Work required
Filter the records below and copy every line containing the word "Convert".

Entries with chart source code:
▬▬▬▬▬▬
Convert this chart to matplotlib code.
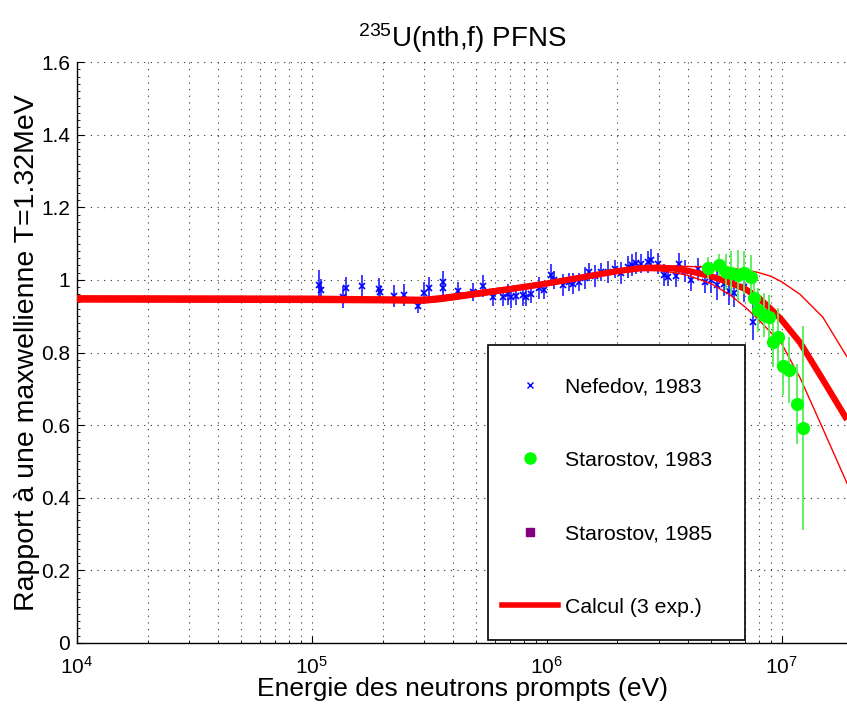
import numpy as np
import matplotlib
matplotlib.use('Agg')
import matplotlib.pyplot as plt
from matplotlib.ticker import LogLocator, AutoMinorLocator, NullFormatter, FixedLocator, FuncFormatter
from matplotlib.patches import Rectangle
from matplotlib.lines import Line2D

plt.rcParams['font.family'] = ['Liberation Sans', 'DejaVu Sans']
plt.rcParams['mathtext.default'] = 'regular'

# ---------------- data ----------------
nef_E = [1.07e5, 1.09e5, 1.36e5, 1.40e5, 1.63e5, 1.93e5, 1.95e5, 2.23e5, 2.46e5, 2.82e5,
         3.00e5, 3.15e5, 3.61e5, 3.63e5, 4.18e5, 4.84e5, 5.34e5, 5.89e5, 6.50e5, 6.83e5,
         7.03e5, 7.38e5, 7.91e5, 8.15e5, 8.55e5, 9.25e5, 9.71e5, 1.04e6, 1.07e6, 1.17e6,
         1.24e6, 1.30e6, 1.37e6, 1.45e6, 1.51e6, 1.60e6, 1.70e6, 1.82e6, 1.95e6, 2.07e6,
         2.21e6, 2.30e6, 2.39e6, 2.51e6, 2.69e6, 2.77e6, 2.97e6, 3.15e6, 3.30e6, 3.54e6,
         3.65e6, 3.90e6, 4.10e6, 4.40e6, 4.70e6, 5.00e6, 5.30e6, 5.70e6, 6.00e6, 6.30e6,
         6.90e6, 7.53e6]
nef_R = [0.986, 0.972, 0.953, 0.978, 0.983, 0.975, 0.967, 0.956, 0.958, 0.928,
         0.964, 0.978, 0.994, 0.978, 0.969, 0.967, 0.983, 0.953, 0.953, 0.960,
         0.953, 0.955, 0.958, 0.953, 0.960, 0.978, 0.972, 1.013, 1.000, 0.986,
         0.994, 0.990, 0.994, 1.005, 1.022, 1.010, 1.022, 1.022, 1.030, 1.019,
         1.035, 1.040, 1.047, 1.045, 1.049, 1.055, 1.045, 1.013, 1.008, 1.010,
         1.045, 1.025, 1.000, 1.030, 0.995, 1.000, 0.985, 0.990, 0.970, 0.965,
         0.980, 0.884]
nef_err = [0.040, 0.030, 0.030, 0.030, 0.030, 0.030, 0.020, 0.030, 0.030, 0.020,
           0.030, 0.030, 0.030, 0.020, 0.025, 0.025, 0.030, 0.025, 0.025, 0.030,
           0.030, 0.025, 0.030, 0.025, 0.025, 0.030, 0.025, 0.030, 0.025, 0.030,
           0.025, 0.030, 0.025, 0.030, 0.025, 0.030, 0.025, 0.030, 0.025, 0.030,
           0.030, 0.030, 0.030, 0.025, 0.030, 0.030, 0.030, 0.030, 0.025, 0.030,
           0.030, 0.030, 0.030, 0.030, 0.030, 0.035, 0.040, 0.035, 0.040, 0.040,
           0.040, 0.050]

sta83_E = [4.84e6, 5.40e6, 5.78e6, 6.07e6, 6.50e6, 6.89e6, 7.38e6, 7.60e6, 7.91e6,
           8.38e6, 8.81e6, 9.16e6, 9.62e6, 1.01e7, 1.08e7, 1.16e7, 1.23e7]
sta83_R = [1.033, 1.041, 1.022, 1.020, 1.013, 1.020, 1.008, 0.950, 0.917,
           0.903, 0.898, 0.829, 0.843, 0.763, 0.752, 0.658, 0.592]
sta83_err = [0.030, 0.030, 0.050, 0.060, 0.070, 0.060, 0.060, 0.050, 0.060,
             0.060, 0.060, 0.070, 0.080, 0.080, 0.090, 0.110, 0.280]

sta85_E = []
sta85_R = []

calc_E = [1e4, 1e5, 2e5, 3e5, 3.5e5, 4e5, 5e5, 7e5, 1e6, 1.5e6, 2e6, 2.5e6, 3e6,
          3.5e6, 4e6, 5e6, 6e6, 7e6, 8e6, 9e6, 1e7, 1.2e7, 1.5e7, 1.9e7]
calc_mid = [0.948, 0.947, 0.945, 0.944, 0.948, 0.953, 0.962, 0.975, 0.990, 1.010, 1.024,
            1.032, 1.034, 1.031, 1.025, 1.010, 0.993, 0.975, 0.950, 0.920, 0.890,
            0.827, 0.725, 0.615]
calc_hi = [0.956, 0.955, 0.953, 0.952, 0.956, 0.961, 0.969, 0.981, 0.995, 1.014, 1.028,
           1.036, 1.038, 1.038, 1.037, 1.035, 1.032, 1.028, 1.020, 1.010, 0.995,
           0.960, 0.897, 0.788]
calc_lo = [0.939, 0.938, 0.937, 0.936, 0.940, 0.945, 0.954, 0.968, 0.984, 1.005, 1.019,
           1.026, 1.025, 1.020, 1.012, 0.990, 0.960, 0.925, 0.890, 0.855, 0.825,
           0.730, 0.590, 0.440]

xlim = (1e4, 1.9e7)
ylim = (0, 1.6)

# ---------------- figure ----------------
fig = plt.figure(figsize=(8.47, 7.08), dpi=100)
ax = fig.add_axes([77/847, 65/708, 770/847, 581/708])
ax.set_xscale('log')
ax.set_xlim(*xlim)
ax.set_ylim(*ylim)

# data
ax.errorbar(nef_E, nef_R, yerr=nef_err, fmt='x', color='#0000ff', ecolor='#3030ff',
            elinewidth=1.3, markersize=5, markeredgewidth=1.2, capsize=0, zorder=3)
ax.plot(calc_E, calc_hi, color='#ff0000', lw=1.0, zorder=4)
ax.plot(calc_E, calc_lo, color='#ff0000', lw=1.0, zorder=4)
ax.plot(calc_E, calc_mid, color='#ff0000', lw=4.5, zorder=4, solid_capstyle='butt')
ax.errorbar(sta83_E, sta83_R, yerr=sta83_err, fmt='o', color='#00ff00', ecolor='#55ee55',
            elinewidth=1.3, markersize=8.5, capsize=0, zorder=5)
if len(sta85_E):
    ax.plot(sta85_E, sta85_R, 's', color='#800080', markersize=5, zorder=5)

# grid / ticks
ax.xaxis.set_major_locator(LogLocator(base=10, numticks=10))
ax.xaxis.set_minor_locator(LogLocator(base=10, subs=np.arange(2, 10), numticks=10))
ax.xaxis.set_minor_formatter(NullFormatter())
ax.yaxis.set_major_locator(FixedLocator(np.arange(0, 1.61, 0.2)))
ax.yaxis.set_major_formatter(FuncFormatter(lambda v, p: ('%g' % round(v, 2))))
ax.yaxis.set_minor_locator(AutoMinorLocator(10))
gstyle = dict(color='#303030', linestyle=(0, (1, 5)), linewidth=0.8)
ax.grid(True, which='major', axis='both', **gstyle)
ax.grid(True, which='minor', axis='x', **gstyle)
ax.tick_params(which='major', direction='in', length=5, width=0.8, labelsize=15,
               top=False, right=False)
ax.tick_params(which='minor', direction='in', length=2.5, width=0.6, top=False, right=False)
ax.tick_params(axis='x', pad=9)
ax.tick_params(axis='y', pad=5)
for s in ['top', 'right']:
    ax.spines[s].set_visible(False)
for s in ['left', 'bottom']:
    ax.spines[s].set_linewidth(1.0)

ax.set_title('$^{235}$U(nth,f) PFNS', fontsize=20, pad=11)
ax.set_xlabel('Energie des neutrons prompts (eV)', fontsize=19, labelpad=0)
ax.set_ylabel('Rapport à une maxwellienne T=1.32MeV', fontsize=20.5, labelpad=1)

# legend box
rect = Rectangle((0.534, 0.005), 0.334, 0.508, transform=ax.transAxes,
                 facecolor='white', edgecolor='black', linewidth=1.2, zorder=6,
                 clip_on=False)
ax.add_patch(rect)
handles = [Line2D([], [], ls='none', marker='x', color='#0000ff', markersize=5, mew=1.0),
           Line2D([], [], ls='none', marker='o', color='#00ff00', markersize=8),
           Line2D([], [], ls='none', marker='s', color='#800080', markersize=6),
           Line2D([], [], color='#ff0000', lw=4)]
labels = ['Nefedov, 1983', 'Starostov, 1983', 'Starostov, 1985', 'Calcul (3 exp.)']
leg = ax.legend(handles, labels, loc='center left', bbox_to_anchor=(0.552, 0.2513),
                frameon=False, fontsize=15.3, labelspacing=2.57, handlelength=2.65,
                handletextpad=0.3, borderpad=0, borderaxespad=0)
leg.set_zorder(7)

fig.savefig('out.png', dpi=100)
▬▬▬▬▬▬
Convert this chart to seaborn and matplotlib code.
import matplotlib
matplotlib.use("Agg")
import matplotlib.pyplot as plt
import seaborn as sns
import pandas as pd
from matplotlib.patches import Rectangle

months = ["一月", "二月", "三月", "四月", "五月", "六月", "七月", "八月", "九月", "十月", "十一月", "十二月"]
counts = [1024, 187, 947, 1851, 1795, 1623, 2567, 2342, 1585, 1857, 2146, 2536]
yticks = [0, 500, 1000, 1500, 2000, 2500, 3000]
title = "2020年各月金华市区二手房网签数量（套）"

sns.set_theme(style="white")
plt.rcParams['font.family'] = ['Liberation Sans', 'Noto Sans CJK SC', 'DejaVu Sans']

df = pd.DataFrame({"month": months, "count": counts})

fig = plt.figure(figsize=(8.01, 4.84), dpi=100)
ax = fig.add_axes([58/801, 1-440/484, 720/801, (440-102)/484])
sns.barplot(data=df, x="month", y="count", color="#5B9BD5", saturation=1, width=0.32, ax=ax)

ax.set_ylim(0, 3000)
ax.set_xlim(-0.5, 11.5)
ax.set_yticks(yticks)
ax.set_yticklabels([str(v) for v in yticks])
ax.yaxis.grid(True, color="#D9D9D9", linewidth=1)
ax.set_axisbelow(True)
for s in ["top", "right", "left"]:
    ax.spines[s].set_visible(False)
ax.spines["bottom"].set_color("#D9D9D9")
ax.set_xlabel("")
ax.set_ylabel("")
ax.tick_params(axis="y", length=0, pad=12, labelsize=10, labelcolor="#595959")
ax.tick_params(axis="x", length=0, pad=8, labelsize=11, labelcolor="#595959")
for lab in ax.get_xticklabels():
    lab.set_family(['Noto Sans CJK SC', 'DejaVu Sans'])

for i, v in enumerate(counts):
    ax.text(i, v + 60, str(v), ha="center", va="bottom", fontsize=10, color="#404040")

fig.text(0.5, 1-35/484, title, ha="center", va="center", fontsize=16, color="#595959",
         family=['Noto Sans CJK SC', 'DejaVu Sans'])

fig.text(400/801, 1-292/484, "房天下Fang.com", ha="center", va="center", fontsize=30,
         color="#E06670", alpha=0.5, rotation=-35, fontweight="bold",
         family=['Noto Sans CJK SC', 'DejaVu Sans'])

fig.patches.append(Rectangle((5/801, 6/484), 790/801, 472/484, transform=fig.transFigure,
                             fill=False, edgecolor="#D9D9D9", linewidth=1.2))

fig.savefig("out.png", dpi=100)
▬▬▬▬▬▬
Solution below
Convert this chart to matplotlib code.
Convert this chart to seaborn and matplotlib code.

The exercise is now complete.